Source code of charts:

[Start]

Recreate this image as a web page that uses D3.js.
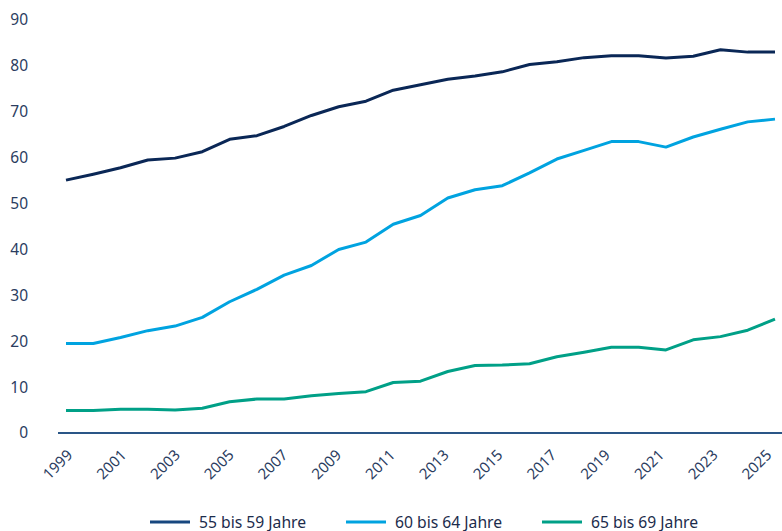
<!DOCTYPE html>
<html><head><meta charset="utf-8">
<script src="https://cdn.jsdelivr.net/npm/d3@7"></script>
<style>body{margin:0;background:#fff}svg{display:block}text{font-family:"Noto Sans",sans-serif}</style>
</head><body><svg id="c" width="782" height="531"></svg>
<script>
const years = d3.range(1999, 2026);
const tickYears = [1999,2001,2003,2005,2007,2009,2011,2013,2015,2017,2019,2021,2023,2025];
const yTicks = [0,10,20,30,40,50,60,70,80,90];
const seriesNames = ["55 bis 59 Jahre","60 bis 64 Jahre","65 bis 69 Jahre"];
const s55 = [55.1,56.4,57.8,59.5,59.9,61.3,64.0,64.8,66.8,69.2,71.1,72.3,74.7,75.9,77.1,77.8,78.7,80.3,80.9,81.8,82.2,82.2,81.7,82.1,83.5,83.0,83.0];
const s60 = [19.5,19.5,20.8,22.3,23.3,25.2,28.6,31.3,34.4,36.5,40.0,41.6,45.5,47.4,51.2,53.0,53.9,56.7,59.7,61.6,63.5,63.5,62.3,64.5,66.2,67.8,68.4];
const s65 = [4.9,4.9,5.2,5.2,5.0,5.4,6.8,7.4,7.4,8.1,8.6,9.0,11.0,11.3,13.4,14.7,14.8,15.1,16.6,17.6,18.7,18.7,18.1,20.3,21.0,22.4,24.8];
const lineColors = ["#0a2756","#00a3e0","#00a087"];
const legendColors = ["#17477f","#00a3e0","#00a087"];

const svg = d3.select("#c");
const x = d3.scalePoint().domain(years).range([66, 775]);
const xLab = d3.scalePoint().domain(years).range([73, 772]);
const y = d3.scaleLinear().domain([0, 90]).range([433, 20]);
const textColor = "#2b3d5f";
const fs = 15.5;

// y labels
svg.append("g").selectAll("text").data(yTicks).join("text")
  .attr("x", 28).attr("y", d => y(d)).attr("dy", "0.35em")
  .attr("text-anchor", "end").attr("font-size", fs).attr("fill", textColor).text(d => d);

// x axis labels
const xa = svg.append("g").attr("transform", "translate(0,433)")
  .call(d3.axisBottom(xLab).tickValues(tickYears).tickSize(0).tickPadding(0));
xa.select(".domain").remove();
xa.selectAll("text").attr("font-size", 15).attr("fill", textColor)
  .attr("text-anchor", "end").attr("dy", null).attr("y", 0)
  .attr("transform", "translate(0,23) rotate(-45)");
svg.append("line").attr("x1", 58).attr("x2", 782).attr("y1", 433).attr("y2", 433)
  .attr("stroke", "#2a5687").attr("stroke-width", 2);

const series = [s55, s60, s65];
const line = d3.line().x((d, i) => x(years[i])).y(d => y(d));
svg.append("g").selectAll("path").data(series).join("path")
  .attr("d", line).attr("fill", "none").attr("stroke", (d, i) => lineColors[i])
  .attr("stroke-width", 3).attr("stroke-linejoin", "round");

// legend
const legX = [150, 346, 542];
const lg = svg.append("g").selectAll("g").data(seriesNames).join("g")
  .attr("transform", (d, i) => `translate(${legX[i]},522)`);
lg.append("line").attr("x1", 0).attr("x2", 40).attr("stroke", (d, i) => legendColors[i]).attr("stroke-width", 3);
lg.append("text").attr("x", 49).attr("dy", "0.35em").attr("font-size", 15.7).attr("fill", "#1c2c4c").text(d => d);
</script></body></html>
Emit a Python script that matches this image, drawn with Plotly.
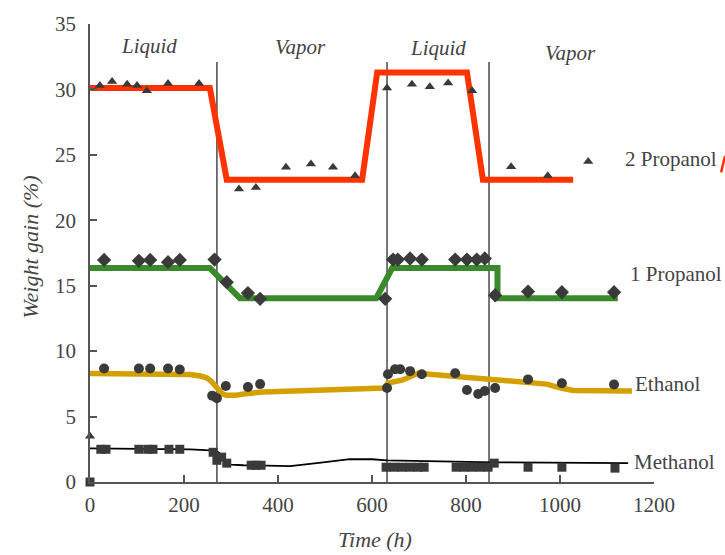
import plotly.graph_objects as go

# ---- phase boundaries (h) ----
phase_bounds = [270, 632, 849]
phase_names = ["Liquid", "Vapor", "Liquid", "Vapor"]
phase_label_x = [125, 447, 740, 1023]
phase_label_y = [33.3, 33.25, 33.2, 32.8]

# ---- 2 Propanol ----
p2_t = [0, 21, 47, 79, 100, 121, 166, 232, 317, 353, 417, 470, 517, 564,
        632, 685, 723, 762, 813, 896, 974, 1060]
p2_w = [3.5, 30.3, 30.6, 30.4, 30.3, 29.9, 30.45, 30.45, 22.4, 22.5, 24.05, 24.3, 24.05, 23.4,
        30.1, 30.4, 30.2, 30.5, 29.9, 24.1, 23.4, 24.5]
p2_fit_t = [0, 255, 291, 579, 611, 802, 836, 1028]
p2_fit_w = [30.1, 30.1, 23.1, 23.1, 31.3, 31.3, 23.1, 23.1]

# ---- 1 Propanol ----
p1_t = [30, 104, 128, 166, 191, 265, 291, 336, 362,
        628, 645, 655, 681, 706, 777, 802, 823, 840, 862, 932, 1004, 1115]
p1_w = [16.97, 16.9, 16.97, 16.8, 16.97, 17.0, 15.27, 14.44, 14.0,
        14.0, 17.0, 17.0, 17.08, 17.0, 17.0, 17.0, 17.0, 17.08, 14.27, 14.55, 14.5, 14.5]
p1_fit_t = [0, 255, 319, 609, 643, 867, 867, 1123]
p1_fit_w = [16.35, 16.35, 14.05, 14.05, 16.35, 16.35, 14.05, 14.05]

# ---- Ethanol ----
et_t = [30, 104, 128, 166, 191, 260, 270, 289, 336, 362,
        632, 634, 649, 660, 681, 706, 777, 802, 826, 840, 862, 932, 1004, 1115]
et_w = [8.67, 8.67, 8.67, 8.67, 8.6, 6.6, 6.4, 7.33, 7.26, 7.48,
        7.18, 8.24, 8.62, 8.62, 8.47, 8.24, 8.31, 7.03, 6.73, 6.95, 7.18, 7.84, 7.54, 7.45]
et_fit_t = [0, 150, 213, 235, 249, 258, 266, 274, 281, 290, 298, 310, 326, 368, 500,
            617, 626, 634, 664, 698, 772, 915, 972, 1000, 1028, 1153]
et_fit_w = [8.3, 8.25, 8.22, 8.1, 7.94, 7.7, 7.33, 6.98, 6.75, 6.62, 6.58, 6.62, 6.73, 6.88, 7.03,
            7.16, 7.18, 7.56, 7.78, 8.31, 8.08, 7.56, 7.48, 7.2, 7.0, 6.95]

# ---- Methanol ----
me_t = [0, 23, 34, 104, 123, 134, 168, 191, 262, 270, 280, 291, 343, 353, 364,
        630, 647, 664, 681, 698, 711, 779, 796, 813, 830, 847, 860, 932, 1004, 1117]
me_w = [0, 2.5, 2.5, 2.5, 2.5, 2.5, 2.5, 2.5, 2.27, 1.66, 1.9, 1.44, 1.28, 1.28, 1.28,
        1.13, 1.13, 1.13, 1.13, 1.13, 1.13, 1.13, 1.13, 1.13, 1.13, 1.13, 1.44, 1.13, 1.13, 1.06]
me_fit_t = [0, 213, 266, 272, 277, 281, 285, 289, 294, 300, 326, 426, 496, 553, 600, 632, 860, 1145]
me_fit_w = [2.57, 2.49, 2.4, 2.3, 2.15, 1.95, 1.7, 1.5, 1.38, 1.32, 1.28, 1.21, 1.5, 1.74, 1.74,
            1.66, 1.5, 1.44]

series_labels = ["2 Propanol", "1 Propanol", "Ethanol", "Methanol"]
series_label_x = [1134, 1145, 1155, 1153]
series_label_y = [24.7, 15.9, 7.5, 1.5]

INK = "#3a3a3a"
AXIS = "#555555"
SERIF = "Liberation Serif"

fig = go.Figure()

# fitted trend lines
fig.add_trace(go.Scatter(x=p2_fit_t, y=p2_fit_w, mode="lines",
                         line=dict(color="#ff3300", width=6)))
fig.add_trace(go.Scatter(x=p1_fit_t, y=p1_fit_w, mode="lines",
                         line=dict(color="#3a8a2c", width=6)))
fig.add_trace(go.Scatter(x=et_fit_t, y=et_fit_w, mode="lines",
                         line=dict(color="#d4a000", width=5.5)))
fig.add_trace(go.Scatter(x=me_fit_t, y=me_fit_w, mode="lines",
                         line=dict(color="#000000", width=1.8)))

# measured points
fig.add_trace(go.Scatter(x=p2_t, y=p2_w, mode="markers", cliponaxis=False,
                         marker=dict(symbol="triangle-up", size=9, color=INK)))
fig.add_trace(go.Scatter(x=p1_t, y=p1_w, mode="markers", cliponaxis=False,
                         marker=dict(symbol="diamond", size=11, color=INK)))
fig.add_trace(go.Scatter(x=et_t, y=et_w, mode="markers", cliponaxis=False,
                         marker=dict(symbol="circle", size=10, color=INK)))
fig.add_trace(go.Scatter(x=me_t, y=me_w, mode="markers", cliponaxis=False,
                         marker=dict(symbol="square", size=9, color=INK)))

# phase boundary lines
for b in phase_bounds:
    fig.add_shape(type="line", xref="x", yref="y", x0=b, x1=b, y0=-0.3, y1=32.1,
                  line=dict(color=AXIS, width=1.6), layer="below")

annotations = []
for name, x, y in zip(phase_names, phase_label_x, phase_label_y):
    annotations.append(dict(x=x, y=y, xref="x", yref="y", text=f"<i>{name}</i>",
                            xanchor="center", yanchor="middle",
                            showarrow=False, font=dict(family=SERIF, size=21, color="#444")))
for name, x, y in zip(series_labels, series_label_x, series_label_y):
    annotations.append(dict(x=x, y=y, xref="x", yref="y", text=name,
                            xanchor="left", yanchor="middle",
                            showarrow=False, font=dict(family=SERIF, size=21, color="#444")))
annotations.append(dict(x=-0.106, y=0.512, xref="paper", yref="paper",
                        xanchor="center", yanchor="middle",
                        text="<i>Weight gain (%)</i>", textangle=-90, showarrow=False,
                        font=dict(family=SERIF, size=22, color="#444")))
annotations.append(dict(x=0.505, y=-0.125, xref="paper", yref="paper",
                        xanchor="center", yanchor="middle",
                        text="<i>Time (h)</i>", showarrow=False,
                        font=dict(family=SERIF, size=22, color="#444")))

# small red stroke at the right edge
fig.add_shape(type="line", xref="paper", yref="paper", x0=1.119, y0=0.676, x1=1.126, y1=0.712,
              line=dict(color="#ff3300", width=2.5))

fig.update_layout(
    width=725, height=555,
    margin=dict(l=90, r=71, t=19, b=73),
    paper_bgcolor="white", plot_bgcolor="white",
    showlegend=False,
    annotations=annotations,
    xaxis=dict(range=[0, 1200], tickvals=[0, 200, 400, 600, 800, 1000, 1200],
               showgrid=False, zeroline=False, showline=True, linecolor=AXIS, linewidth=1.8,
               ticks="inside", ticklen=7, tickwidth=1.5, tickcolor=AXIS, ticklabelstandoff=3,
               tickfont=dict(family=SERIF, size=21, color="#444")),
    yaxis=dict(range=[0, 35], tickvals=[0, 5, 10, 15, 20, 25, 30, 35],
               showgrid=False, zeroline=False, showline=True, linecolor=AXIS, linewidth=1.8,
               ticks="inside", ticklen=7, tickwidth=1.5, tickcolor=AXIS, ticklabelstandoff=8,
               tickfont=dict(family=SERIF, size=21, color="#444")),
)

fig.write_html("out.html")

[End]

Task directions: Using the data above, set down each line from the line with "Emit a Python" to the line with "16.35, 14.05, 14.05]" exactly, both ends included, and leave the pictures behind. Nothing else belongs.

Expected output:
Emit a Python script that matches this image, drawn with Plotly.
import plotly.graph_objects as go

# ---- phase boundaries (h) ----
phase_bounds = [270, 632, 849]
phase_names = ["Liquid", "Vapor", "Liquid", "Vapor"]
phase_label_x = [125, 447, 740, 1023]
phase_label_y = [33.3, 33.25, 33.2, 32.8]

# ---- 2 Propanol ----
p2_t = [0, 21, 47, 79, 100, 121, 166, 232, 317, 353, 417, 470, 517, 564,
        632, 685, 723, 762, 813, 896, 974, 1060]
p2_w = [3.5, 30.3, 30.6, 30.4, 30.3, 29.9, 30.45, 30.45, 22.4, 22.5, 24.05, 24.3, 24.05, 23.4,
        30.1, 30.4, 30.2, 30.5, 29.9, 24.1, 23.4, 24.5]
p2_fit_t = [0, 255, 291, 579, 611, 802, 836, 1028]
p2_fit_w = [30.1, 30.1, 23.1, 23.1, 31.3, 31.3, 23.1, 23.1]

# ---- 1 Propanol ----
p1_t = [30, 104, 128, 166, 191, 265, 291, 336, 362,
        628, 645, 655, 681, 706, 777, 802, 823, 840, 862, 932, 1004, 1115]
p1_w = [16.97, 16.9, 16.97, 16.8, 16.97, 17.0, 15.27, 14.44, 14.0,
        14.0, 17.0, 17.0, 17.08, 17.0, 17.0, 17.0, 17.0, 17.08, 14.27, 14.55, 14.5, 14.5]
p1_fit_t = [0, 255, 319, 609, 643, 867, 867, 1123]
p1_fit_w = [16.35, 16.35, 14.05, 14.05, 16.35, 16.35, 14.05, 14.05]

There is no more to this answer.